浮月堂黄昏抄

風流なライフスタイルのために

「ジョーカーゲーム」

No.3013
【今日の1冊】
裏の裏の裏をかく心理戦
ジョーカーゲーム

かなり以前に読んだ柳広司の傑作小説「ジョーカーゲーム」をKindleで再読してみた。やはり素晴らしい作品だ。

<魔王>結城中佐の発案で陸軍内に極秘裏に設立されたスパイ養成学校“D機関”。「死ぬな、殺すな、捕らわれるな」。この戒律を若き精鋭達に叩き込み、軍隊組織の信条を真っ向から否定する“D機関”の存在は当然、陸軍上層部の猛反発を招いた。だが、頭脳明晰、実行力でも群を抜く結城は、魔術師の如き手さばきで諜報戦の成果を上げてゆく…。

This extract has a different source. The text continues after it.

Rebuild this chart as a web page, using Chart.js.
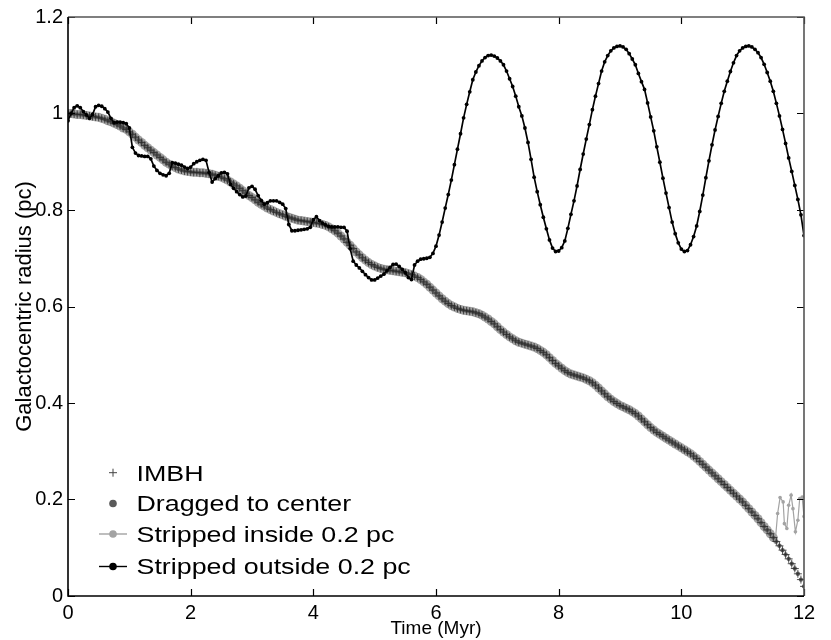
<!DOCTYPE html>
<html>
<head>
<meta charset="utf-8">
<script src="https://cdn.jsdelivr.net/npm/chart.js@4.4.1/dist/chart.umd.min.js"></script>
<style>
  body { margin: 0; background: #fff; }
  #wrap { position: relative; width: 831px; height: 640px; }
  #legend { position: absolute; left: 0; top: 0; pointer-events: none; }
</style>
</head>
<body>
<div id="wrap">
  <canvas id="chart" width="831" height="640"></canvas>
  <svg id="legend" width="831" height="640" xmlns="http://www.w3.org/2000/svg"></svg>
</div>
<script>
// Time grid of the sampled orbit (Myr)
const timeMyr = [
  0,0.05,0.1,0.15,0.2,0.25,0.3,0.35,0.4,0.45,0.5,0.55,0.6,0.65,0.7,0.75,0.8,0.85,0.9,0.95,
  1,1.05,1.1,1.15,1.2,1.25,1.3,1.35,1.4,1.45,1.5,1.55,1.6,1.65,1.7,1.75,1.8,1.85,1.9,1.95,
  2,2.05,2.1,2.15,2.2,2.25,2.3,2.35,2.4,2.45,2.5,2.55,2.6,2.65,2.7,2.75,2.8,2.85,2.9,2.95,
  3,3.05,3.1,3.15,3.2,3.25,3.3,3.35,3.4,3.45,3.5,3.55,3.6,3.65,3.7,3.75,3.8,3.85,3.9,3.95,
  4,4.05,4.1,4.15,4.2,4.25,4.3,4.35,4.4,4.45,4.5,4.55,4.6,4.65,4.7,4.75,4.8,4.85,4.9,4.95,
  5,5.05,5.1,5.15,5.2,5.25,5.3,5.35,5.4,5.45,5.5,5.55,5.6,5.65,5.7,5.75,5.8,5.85,5.9,5.95,
  6,6.05,6.1,6.15,6.2,6.25,6.3,6.35,6.4,6.45,6.5,6.55,6.6,6.65,6.7,6.75,6.8,6.85,6.9,6.95,
  7,7.05,7.1,7.15,7.2,7.25,7.3,7.35,7.4,7.45,7.5,7.55,7.6,7.65,7.7,7.75,7.8,7.85,7.9,7.95,
  8,8.05,8.1,8.15,8.2,8.25,8.3,8.35,8.4,8.45,8.5,8.55,8.6,8.65,8.7,8.75,8.8,8.85,8.9,8.95,
  9,9.05,9.1,9.15,9.2,9.25,9.3,9.35,9.4,9.45,9.5,9.55,9.6,9.65,9.7,9.75,9.8,9.85,9.9,9.95,
  10,10.05,10.1,10.15,10.2,10.25,10.3,10.35,10.4,10.45,10.5,10.55,10.6,10.65,10.7,10.75,10.8,10.85,10.9,10.95,
  11,11.05,11.1,11.15,11.2,11.25,11.3,11.35,11.4,11.45,11.5,11.55,11.6,11.65,11.7,11.75,11.8,11.85,11.9,11.95,
  12
];

// IMBH galactocentric radius (pc), also followed by the dragged stars
const imbhRadius = [
  1.000,1.000,0.999,0.998,0.998,0.997,0.996,0.995,0.994,0.993,0.992,0.990,0.988,0.985,0.983,0.980,0.977,0.974,0.970,0.967,
  0.962,0.957,0.951,0.945,0.940,0.934,0.929,0.924,0.919,0.914,0.909,0.904,0.899,0.895,0.891,0.888,0.885,0.883,0.881,0.880,
  0.879,0.878,0.878,0.877,0.877,0.876,0.875,0.874,0.872,0.870,0.868,0.865,0.862,0.858,0.854,0.850,0.845,0.840,0.835,0.830,
  0.826,0.821,0.816,0.812,0.808,0.804,0.801,0.798,0.795,0.792,0.790,0.787,0.785,0.783,0.781,0.779,0.778,0.777,0.776,0.775,
  0.774,0.773,0.772,0.770,0.768,0.765,0.761,0.757,0.752,0.746,0.740,0.733,0.727,0.720,0.713,0.707,0.701,0.696,0.691,0.687,
  0.684,0.681,0.679,0.677,0.676,0.675,0.674,0.673,0.672,0.671,0.670,0.668,0.666,0.663,0.660,0.656,0.651,0.646,0.640,0.634,
  0.628,0.622,0.616,0.611,0.606,0.602,0.599,0.596,0.594,0.592,0.591,0.590,0.589,0.587,0.585,0.582,0.578,0.574,0.569,0.564,
  0.558,0.552,0.547,0.542,0.537,0.533,0.529,0.526,0.524,0.522,0.520,0.518,0.516,0.513,0.509,0.505,0.500,0.494,0.488,0.482,
  0.477,0.472,0.467,0.463,0.460,0.458,0.456,0.454,0.452,0.449,0.446,0.442,0.437,0.431,0.425,0.419,0.413,0.408,0.403,0.399,
  0.395,0.392,0.389,0.386,0.382,0.378,0.373,0.367,0.361,0.355,0.349,0.344,0.339,0.335,0.331,0.327,0.323,0.319,0.315,0.311,
  0.307,0.303,0.299,0.295,0.290,0.285,0.279,0.273,0.267,0.261,0.255,0.249,0.243,0.237,0.231,0.225,0.219,0.213,0.207,0.201,
  0.195,0.188,0.181,0.174,0.167,0.160,0.152,0.144,0.137,0.129,0.121,0.113,0.104,0.095,0.086,0.077,0.067,0.057,0.046,0.034,
  0.020
];

// Stars stripped outside 0.2 pc
const outsideRadius = [
  0.985,1.000,1.012,1.016,1.012,1.004,0.997,0.990,0.998,1.014,1.017,1.015,1.010,1.003,0.990,0.981,0.982,0.982,0.981,0.979,
  0.970,0.930,0.918,0.913,0.912,0.911,0.911,0.906,0.891,0.882,0.876,0.873,0.871,0.876,0.898,0.897,0.895,0.893,0.889,0.886,
  0.889,0.896,0.900,0.903,0.905,0.903,0.878,0.858,0.865,0.871,0.877,0.878,0.875,0.853,0.845,0.838,0.832,0.827,0.829,0.846,
  0.849,0.843,0.830,0.820,0.812,0.815,0.819,0.819,0.819,0.816,0.812,0.803,0.770,0.757,0.757,0.758,0.759,0.760,0.761,0.764,
  0.780,0.786,0.778,0.773,0.769,0.766,0.765,0.765,0.765,0.764,0.764,0.756,0.720,0.694,0.686,0.680,0.673,0.666,0.660,0.655,
  0.655,0.659,0.663,0.667,0.674,0.681,0.687,0.688,0.683,0.677,0.670,0.660,0.656,0.686,0.694,0.698,0.699,0.700,0.702,0.710,
  0.725,0.748,0.775,0.804,0.832,0.862,0.894,0.926,0.958,0.991,1.019,1.045,1.070,1.086,1.099,1.109,1.116,1.120,1.121,1.119,
  1.115,1.109,1.101,1.088,1.072,1.056,1.036,1.014,0.995,0.970,0.940,0.905,0.868,0.838,0.811,0.785,0.761,0.738,0.721,0.714,
  0.715,0.722,0.736,0.762,0.791,0.819,0.850,0.884,0.916,0.947,0.977,1.008,1.036,1.062,1.088,1.107,1.120,1.130,1.136,1.139,
  1.140,1.138,1.133,1.124,1.113,1.101,1.083,1.066,1.050,1.022,0.993,0.964,0.931,0.899,0.866,0.835,0.805,0.775,0.751,0.732,
  0.719,0.714,0.716,0.728,0.745,0.767,0.797,0.831,0.867,0.902,0.935,0.966,0.994,1.021,1.046,1.067,1.087,1.105,1.120,1.130,
  1.136,1.139,1.140,1.138,1.133,1.126,1.116,1.102,1.085,1.067,1.046,1.021,0.995,0.967,0.938,0.908,0.880,0.851,0.822,0.790,
  0.747
];

// Stars stripped inside 0.2 pc: they leave the IMBH track after ~11.5 Myr
const insideSplitTime = 11.5;
const insideTailTime = [11.53,11.57,11.61,11.66,11.68,11.72,11.75,11.79,11.82,11.86,11.90,11.93,11.97,12.0];
const insideTailRadius = [0.112,0.171,0.204,0.195,0.150,0.140,0.188,0.209,0.181,0.133,0.157,0.202,0.205,0.165];

const xTicks = [0, 2, 4, 6, 8, 10, 12];
const yTicks = [0, 0.2, 0.4, 0.6, 0.8, 1, 1.2];
const legendLabels = ['IMBH', 'Dragged to center', 'Stripped inside 0.2 pc', 'Stripped outside 0.2 pc'];

// Helper: zip time + radius into {x, y}
const pts = (ts, rs) => ts.map((t, i) => ({ x: t, y: rs[i] }));

const imbhPts = pts(timeMyr, imbhRadius);
const insidePts = imbhPts.filter(p => p.x <= insideSplitTime).concat(pts(insideTailTime, insideTailRadius));

const FONT = 'Liberation Sans, Arial, Helvetica, sans-serif';
const fmtTick = v => String(+v.toFixed(1));

// Inward ticks on all four sides + box, MATLAB style
const framePlugin = {
    id: 'frame',
    afterDatasetsDraw(chart) {
        const { ctx, chartArea: a, scales: { x, y } } = chart;
        const len = 7;
        ctx.save();
        ctx.lineWidth = 1.2;
        ctx.strokeStyle = '#000';
        ctx.beginPath();
        xTicks.forEach(v => {
            const px = Math.round(x.getPixelForValue(v)) + 0.5;
            ctx.moveTo(px, a.bottom); ctx.lineTo(px, a.bottom - len);
            ctx.moveTo(px, a.top); ctx.lineTo(px, a.top + len);
        });
        yTicks.forEach(v => {
            const py = Math.round(y.getPixelForValue(v)) + 0.5;
            ctx.moveTo(a.left, py); ctx.lineTo(a.left + len, py);
            ctx.moveTo(a.right, py); ctx.lineTo(a.right - len, py);
        });
        ctx.stroke();

        // top + right edges are a bit lighter in the original
        ctx.lineWidth = 1.6;
        ctx.strokeStyle = '#555';
        ctx.beginPath();
        ctx.moveTo(a.left, a.top); ctx.lineTo(a.right, a.top); ctx.lineTo(a.right, a.bottom);
        ctx.stroke();
        ctx.strokeStyle = '#000';
        ctx.beginPath();
        ctx.moveTo(a.left, a.top); ctx.lineTo(a.left, a.bottom); ctx.lineTo(a.right, a.bottom);
        ctx.stroke();
        ctx.restore();
    }
};

new Chart(document.getElementById('chart'), {
    type: 'scatter',
    data: {
        datasets: [
            {
                label: legendLabels[3],
                data: pts(timeMyr, outsideRadius),
                showLine: true,
                borderColor: '#000',
                borderWidth: 1.7,
                backgroundColor: '#000',
                pointRadius: 1.9,
                pointBorderWidth: 0
            },
            {
                label: legendLabels[0],
                data: imbhPts,
                pointStyle: 'cross',
                pointRadius: 4,
                borderColor: '#2a2a2a',
                pointBorderWidth: 0.8
            },
            {
                label: legendLabels[1],
                data: imbhPts,
                pointRadius: 2.2,
                backgroundColor: '#666',
                pointBorderWidth: 0
            },
            {
                label: legendLabels[2],
                data: insidePts,
                showLine: true,
                borderColor: '#a3a3a3',
                borderWidth: 1.2,
                backgroundColor: '#a3a3a3',
                // thick band while on the IMBH track, small dots once stripped
                pointRadius: c => (c.raw && c.raw.x > insideSplitTime ? 1.8 : 4.5),
                pointBorderWidth: 0
            }
        ]
    },
    options: {
        animation: false,
        responsive: false,
        layout: { padding: { top: 16, right: 27, bottom: 0, left: 0 } },
        plugins: {
            legend: { display: false },
            tooltip: { enabled: false }
        },
        scales: {
            x: {
                type: 'linear',
                min: 0, max: 12,
                afterBuildTicks: s => { s.ticks = xTicks.map(v => ({ value: v })); },
                afterFit: s => { s.height = 44; },
                grid: { display: false, drawTicks: false },
                border: { display: false },
                ticks: { color: '#000', font: { family: FONT, size: 20 }, padding: 5, maxRotation: 0, callback: fmtTick },
                title: { display: true, text: 'Time (Myr)', color: '#000', font: { family: FONT, size: 19 }, padding: { top: 0, bottom: 0 } }
            },
            y: {
                type: 'linear',
                min: 0, max: 1.2,
                afterBuildTicks: s => { s.ticks = yTicks.map(v => ({ value: v })); },
                afterFit: s => { s.width = 68; },
                grid: { display: false, drawTicks: false },
                border: { display: false },
                ticks: { color: '#000', font: { family: FONT, size: 20 }, padding: 5, callback: fmtTick },
                title: { display: true, text: 'Galactocentric radius (pc)', color: '#000', font: { family: FONT, size: 22 }, padding: { top: 12, bottom: 0 } }
            }
        }
    },
    plugins: [framePlugin]
});

// Legend drawn inside the axes, lower left
const svg = document.getElementById('legend');
const NS = 'http://www.w3.org/2000/svg';
const rowsY = [472.7, 503.5, 534, 566.5];
function el(name, attrs, parent) {
    const e = document.createElementNS(NS, name);
    Object.entries(attrs).forEach(([k, v]) => e.setAttribute(k, v));
    (parent || svg).appendChild(e);
    return e;
}
const iconX = 113;
rowsY.forEach((cy, i) => {
    if (i === 0) {
        el('path', { d: `M${iconX - 4} ${cy}H${iconX + 4}M${iconX} ${cy - 4}V${cy + 4}`, stroke: '#444', 'stroke-width': 1 });
    } else if (i === 1) {
        el('circle', { cx: iconX, cy: cy, r: 3.8, fill: '#5a5a5a' });
    } else {
        const c = i === 2 ? '#a3a3a3' : '#000';
        el('line', { x1: 99, y1: cy, x2: 127, y2: cy, stroke: c, 'stroke-width': 1.4 });
        el('circle', { cx: iconX, cy: cy, r: 3.8, fill: c });
    }
    // the original legend type is set wide: stretch horizontally
    const t = el('text', {
        x: 0, y: 0, 'font-family': FONT, 'font-size': 22, fill: '#000',
        transform: `translate(136.5 ${cy + 7.9}) scale(1.22 1)`
    });
    t.textContent = legendLabels[i];
});
</script>
</body>
</html>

過去も経歴も謎に包まれた魔王・結城中佐のキャラクターがいい。自分自身が超一流のスパイで、天皇制を鼻で笑い、帝国陸軍の「潔く死ぬ」という精神を全否定する。本シリーズは続編「ダブルジョーカー」「パラダイスロスト」「ラストワルツ」と続く。お勧めです。